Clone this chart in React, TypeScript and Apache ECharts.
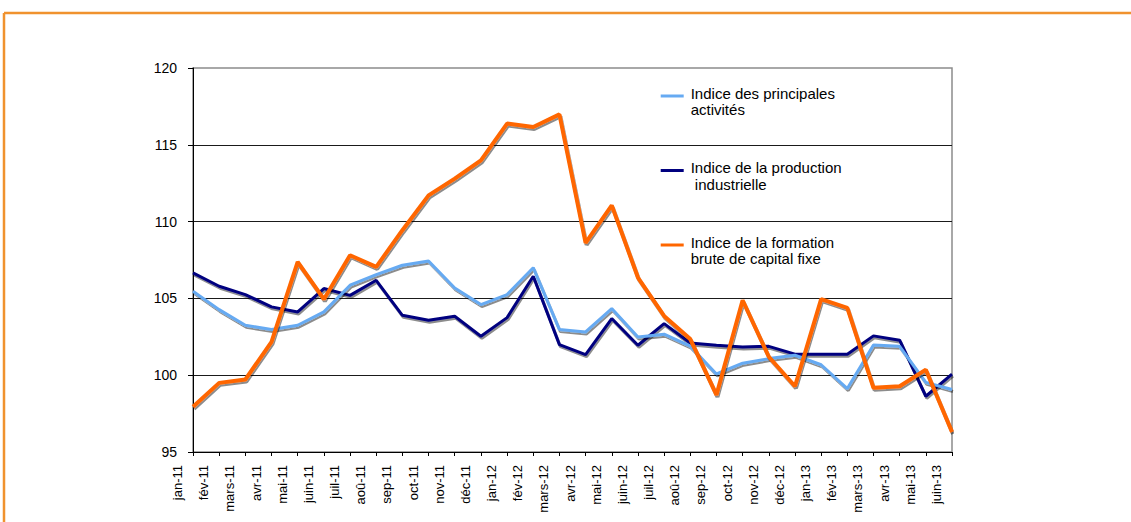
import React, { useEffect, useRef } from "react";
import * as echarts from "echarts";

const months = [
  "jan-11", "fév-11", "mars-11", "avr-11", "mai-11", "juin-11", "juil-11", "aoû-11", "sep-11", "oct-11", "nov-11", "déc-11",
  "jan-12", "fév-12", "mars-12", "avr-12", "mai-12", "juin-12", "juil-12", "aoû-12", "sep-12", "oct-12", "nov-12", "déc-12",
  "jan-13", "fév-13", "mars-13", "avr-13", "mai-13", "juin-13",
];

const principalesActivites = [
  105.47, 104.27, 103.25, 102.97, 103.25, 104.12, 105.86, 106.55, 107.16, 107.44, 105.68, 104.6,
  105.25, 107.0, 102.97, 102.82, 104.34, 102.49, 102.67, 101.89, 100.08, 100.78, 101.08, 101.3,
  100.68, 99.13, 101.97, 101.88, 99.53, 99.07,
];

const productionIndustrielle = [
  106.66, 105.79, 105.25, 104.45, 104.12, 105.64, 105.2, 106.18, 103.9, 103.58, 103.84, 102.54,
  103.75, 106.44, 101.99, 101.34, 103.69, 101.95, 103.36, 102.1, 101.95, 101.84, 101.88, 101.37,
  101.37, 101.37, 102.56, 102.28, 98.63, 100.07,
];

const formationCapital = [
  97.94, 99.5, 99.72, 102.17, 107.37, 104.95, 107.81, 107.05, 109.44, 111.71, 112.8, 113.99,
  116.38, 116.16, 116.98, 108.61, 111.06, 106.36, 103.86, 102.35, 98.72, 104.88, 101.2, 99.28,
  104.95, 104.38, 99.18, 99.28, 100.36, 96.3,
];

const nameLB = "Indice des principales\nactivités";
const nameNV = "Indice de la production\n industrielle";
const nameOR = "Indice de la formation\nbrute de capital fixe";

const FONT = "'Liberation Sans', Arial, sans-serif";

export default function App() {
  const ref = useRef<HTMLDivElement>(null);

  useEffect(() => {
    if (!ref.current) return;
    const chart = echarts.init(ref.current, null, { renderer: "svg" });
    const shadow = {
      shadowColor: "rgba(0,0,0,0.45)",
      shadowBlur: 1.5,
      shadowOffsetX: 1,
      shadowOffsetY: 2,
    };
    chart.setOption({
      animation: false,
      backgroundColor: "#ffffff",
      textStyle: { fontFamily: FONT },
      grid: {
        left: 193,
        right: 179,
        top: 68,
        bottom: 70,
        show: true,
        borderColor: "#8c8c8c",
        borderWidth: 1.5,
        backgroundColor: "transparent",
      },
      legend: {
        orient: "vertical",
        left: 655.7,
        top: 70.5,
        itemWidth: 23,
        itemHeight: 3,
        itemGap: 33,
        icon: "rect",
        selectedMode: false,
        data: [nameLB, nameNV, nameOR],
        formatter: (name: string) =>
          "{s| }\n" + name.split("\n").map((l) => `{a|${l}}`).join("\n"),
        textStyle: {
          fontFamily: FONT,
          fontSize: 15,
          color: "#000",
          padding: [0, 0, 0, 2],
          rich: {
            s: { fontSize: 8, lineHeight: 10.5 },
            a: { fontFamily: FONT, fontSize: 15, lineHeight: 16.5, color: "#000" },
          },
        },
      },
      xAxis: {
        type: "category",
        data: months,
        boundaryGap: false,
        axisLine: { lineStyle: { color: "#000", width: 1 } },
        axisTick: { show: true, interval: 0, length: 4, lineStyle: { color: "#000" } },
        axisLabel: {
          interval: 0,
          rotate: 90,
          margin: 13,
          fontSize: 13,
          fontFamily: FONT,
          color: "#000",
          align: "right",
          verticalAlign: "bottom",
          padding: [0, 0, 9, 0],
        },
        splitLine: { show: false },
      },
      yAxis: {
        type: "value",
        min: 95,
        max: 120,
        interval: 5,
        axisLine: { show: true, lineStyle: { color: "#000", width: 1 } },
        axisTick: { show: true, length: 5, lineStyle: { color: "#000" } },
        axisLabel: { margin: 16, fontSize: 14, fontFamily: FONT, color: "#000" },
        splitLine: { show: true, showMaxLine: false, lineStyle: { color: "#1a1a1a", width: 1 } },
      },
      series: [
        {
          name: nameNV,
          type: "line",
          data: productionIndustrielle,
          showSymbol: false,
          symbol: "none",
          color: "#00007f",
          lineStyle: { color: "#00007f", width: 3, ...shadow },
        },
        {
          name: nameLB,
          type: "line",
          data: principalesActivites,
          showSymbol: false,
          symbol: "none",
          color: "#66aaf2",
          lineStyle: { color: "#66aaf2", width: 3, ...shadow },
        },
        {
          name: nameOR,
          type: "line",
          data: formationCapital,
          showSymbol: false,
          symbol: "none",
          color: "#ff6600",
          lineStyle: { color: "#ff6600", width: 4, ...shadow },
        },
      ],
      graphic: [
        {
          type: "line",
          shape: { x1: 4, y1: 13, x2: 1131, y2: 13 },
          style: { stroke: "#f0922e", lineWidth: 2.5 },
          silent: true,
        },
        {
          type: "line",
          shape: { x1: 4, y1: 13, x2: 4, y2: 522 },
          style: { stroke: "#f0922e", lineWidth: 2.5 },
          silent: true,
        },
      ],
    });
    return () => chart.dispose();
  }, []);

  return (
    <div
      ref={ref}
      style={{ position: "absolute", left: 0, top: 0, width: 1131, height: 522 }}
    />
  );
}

Your goal:
Set down all the data again exactly as above, pictures excluded.

The answer:
Clone this chart in React, TypeScript and Apache ECharts.
import React, { useEffect, useRef } from "react";
import * as echarts from "echarts";

const months = [
  "jan-11", "fév-11", "mars-11", "avr-11", "mai-11", "juin-11", "juil-11", "aoû-11", "sep-11", "oct-11", "nov-11", "déc-11",
  "jan-12", "fév-12", "mars-12", "avr-12", "mai-12", "juin-12", "juil-12", "aoû-12", "sep-12", "oct-12", "nov-12", "déc-12",
  "jan-13", "fév-13", "mars-13", "avr-13", "mai-13", "juin-13",
];

const principalesActivites = [
  105.47, 104.27, 103.25, 102.97, 103.25, 104.12, 105.86, 106.55, 107.16, 107.44, 105.68, 104.6,
  105.25, 107.0, 102.97, 102.82, 104.34, 102.49, 102.67, 101.89, 100.08, 100.78, 101.08, 101.3,
  100.68, 99.13, 101.97, 101.88, 99.53, 99.07,
];

const productionIndustrielle = [
  106.66, 105.79, 105.25, 104.45, 104.12, 105.64, 105.2, 106.18, 103.9, 103.58, 103.84, 102.54,
  103.75, 106.44, 101.99, 101.34, 103.69, 101.95, 103.36, 102.1, 101.95, 101.84, 101.88, 101.37,
  101.37, 101.37, 102.56, 102.28, 98.63, 100.07,
];

const formationCapital = [
  97.94, 99.5, 99.72, 102.17, 107.37, 104.95, 107.81, 107.05, 109.44, 111.71, 112.8, 113.99,
  116.38, 116.16, 116.98, 108.61, 111.06, 106.36, 103.86, 102.35, 98.72, 104.88, 101.2, 99.28,
  104.95, 104.38, 99.18, 99.28, 100.36, 96.3,
];

const nameLB = "Indice des principales\nactivités";
const nameNV = "Indice de la production\n industrielle";
const nameOR = "Indice de la formation\nbrute de capital fixe";

const FONT = "'Liberation Sans', Arial, sans-serif";

export default function App() {
  const ref = useRef<HTMLDivElement>(null);

  useEffect(() => {
    if (!ref.current) return;
    const chart = echarts.init(ref.current, null, { renderer: "svg" });
    const shadow = {
      shadowColor: "rgba(0,0,0,0.45)",
      shadowBlur: 1.5,
      shadowOffsetX: 1,
      shadowOffsetY: 2,
    };
    chart.setOption({
      animation: false,
      backgroundColor: "#ffffff",
      textStyle: { fontFamily: FONT },
      grid: {
        left: 193,
        right: 179,
        top: 68,
        bottom: 70,
        show: true,
        borderColor: "#8c8c8c",
        borderWidth: 1.5,
        backgroundColor: "transparent",
      },
      legend: {
        orient: "vertical",
        left: 655.7,
        top: 70.5,
        itemWidth: 23,
        itemHeight: 3,
        itemGap: 33,
        icon: "rect",
        selectedMode: false,
        data: [nameLB, nameNV, nameOR],
        formatter: (name: string) =>
          "{s| }\n" + name.split("\n").map((l) => `{a|${l}}`).join("\n"),
        textStyle: {
          fontFamily: FONT,
          fontSize: 15,
          color: "#000",
          padding: [0, 0, 0, 2],
          rich: {
            s: { fontSize: 8, lineHeight: 10.5 },
            a: { fontFamily: FONT, fontSize: 15, lineHeight: 16.5, color: "#000" },
          },
        },
      },
      xAxis: {
        type: "category",
        data: months,
        boundaryGap: false,
        axisLine: { lineStyle: { color: "#000", width: 1 } },
        axisTick: { show: true, interval: 0, length: 4, lineStyle: { color: "#000" } },
        axisLabel: {
          interval: 0,
          rotate: 90,
          margin: 13,
          fontSize: 13,
          fontFamily: FONT,
          color: "#000",
          align: "right",
          verticalAlign: "bottom",
          padding: [0, 0, 9, 0],
        },
        splitLine: { show: false },
      },
      yAxis: {
        type: "value",
        min: 95,
        max: 120,
        interval: 5,
        axisLine: { show: true, lineStyle: { color: "#000", width: 1 } },
        axisTick: { show: true, length: 5, lineStyle: { color: "#000" } },
        axisLabel: { margin: 16, fontSize: 14, fontFamily: FONT, color: "#000" },
        splitLine: { show: true, showMaxLine: false, lineStyle: { color: "#1a1a1a", width: 1 } },
      },
      series: [
        {
          name: nameNV,
          type: "line",
          data: productionIndustrielle,
          showSymbol: false,
          symbol: "none",
          color: "#00007f",
          lineStyle: { color: "#00007f", width: 3, ...shadow },
        },
        {
          name: nameLB,
          type: "line",
          data: principalesActivites,
          showSymbol: false,
          symbol: "none",
          color: "#66aaf2",
          lineStyle: { color: "#66aaf2", width: 3, ...shadow },
        },
        {
          name: nameOR,
          type: "line",
          data: formationCapital,
          showSymbol: false,
          symbol: "none",
          color: "#ff6600",
          lineStyle: { color: "#ff6600", width: 4, ...shadow },
        },
      ],
      graphic: [
        {
          type: "line",
          shape: { x1: 4, y1: 13, x2: 1131, y2: 13 },
          style: { stroke: "#f0922e", lineWidth: 2.5 },
          silent: true,
        },
        {
          type: "line",
          shape: { x1: 4, y1: 13, x2: 4, y2: 522 },
          style: { stroke: "#f0922e", lineWidth: 2.5 },
          silent: true,
        },
      ],
    });
    return () => chart.dispose();
  }, []);

  return (
    <div
      ref={ref}
      style={{ position: "absolute", left: 0, top: 0, width: 1131, height: 522 }}
    />
  );
}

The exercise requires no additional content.